I've got an easy access to oyster lake in Santa Rosa, but I'm not sure how to fish it. Will it contain fresh and salt water fish? I've never fished brackish waters and would love some help.


----------



## grgrobards (Nov 15, 2011)

I fish upper Escambia Bay which is pretty brackish. I'm not familiar with where you will be fishing but if it opens into the bay you can catch saltwater and freshwater fish. Live shrimp or minnows should catch anything. Spook jr is good for Redfish and bass. Mirrolure 17mr for specs. Hope this helps.
Greg


----------



## Bass2Pomps (Mar 25, 2010)

This lake is one of the lakes where the tide enters and exits on the surf side. I'm calling it brackish, but it may not be. It's a lake across the street from the beach with a small channel connecting to the surf...


----------



## Randall2point0 (Feb 11, 2011)

Wirelessly posted

Sounds like a decent place, is the actual name Oyster Lake?


----------



## auguy7777 (Feb 23, 2009)

Just throw a Zoom fluke on top and a Zoom fluke on a jig head.
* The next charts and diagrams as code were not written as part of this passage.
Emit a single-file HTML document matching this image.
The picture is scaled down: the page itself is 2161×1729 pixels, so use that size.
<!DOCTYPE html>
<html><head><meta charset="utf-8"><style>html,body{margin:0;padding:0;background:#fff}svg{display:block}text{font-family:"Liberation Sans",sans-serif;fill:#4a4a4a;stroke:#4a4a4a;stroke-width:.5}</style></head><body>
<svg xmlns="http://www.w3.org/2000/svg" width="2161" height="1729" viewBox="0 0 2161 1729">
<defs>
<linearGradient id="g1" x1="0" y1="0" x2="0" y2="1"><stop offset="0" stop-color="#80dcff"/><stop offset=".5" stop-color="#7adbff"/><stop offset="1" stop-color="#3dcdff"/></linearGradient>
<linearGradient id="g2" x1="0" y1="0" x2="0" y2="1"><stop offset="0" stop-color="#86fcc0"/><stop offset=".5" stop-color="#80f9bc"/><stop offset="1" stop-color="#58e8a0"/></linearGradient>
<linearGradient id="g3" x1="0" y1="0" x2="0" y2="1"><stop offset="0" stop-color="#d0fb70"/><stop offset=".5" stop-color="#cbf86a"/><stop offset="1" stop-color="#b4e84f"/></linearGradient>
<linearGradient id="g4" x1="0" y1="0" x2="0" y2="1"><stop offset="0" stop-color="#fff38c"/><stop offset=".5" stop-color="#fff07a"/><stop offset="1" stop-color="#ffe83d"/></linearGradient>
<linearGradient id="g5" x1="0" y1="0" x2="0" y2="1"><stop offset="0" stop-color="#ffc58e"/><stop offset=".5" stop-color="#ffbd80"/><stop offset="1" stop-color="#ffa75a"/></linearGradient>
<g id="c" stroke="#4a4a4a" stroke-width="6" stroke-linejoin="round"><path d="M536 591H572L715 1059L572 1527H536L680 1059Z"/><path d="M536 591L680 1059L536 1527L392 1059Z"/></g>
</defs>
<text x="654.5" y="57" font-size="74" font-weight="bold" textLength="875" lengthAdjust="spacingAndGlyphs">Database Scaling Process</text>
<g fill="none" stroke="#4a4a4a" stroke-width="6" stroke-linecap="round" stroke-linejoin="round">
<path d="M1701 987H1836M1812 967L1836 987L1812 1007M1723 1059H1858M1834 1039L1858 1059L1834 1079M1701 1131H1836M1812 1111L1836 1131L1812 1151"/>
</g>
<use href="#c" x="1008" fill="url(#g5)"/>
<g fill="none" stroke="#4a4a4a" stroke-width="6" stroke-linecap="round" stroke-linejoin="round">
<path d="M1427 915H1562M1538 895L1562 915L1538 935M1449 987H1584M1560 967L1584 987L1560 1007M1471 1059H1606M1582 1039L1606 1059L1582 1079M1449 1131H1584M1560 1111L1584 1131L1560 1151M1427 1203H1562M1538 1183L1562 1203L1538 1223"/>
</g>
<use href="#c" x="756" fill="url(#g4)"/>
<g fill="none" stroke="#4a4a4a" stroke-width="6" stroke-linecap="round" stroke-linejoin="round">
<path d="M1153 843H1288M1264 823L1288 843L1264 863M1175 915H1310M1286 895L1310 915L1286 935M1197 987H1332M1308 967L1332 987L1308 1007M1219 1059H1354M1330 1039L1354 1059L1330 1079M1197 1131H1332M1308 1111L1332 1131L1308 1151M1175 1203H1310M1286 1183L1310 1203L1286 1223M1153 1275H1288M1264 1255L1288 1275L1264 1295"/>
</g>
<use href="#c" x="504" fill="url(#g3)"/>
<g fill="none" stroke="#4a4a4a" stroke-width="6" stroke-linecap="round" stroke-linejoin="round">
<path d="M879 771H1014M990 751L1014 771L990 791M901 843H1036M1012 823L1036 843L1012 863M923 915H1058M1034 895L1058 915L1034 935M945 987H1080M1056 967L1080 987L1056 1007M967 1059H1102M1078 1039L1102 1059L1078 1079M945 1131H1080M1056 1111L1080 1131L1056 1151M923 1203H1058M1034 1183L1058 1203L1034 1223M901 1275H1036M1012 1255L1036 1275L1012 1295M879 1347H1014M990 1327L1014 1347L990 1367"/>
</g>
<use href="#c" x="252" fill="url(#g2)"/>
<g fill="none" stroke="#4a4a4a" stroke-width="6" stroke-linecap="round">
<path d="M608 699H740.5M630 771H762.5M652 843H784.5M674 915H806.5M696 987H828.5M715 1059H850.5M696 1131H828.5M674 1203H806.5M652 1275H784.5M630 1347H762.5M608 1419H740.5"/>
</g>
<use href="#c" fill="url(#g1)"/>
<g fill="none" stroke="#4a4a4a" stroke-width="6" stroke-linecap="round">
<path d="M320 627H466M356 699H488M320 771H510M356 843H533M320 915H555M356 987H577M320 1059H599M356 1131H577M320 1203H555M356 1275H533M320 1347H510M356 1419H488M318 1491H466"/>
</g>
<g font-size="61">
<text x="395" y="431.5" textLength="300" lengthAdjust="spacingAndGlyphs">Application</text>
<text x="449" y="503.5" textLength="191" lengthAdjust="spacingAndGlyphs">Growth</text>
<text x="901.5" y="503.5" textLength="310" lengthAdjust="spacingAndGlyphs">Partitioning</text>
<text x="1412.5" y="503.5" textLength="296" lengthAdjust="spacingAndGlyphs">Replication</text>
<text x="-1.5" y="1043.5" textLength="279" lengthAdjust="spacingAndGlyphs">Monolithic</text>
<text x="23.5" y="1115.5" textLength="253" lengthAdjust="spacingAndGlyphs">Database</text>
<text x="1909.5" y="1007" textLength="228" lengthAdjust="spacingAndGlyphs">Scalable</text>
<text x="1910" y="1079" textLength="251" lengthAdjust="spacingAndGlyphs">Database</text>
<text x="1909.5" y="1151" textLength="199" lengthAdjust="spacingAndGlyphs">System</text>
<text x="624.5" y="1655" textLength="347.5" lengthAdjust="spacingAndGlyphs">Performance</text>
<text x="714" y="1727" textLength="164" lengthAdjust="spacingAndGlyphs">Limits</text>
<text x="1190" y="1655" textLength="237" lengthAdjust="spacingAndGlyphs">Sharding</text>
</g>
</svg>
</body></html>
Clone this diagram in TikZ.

It will catch everything in there. Plain white or plain black the only colors you need


----------



## FishWalton (Jul 22, 2010)

Auguy is right on the fluke. I'm familiar with Oyster Lake at Santa Rosa Beach. The dune lakes opened up to the gulf when we had some much rain 2 or 3 weeks ago. Nature in control is the best. Depending on how open it is flounder, specks, and reds will enter the lake on high tide. If the water is running out at night you might be able to stand in the trace and stab a flounder.


----------



## Bass2Pomps (Mar 25, 2010)

Thanks! The fluke landed me a few bass.


----------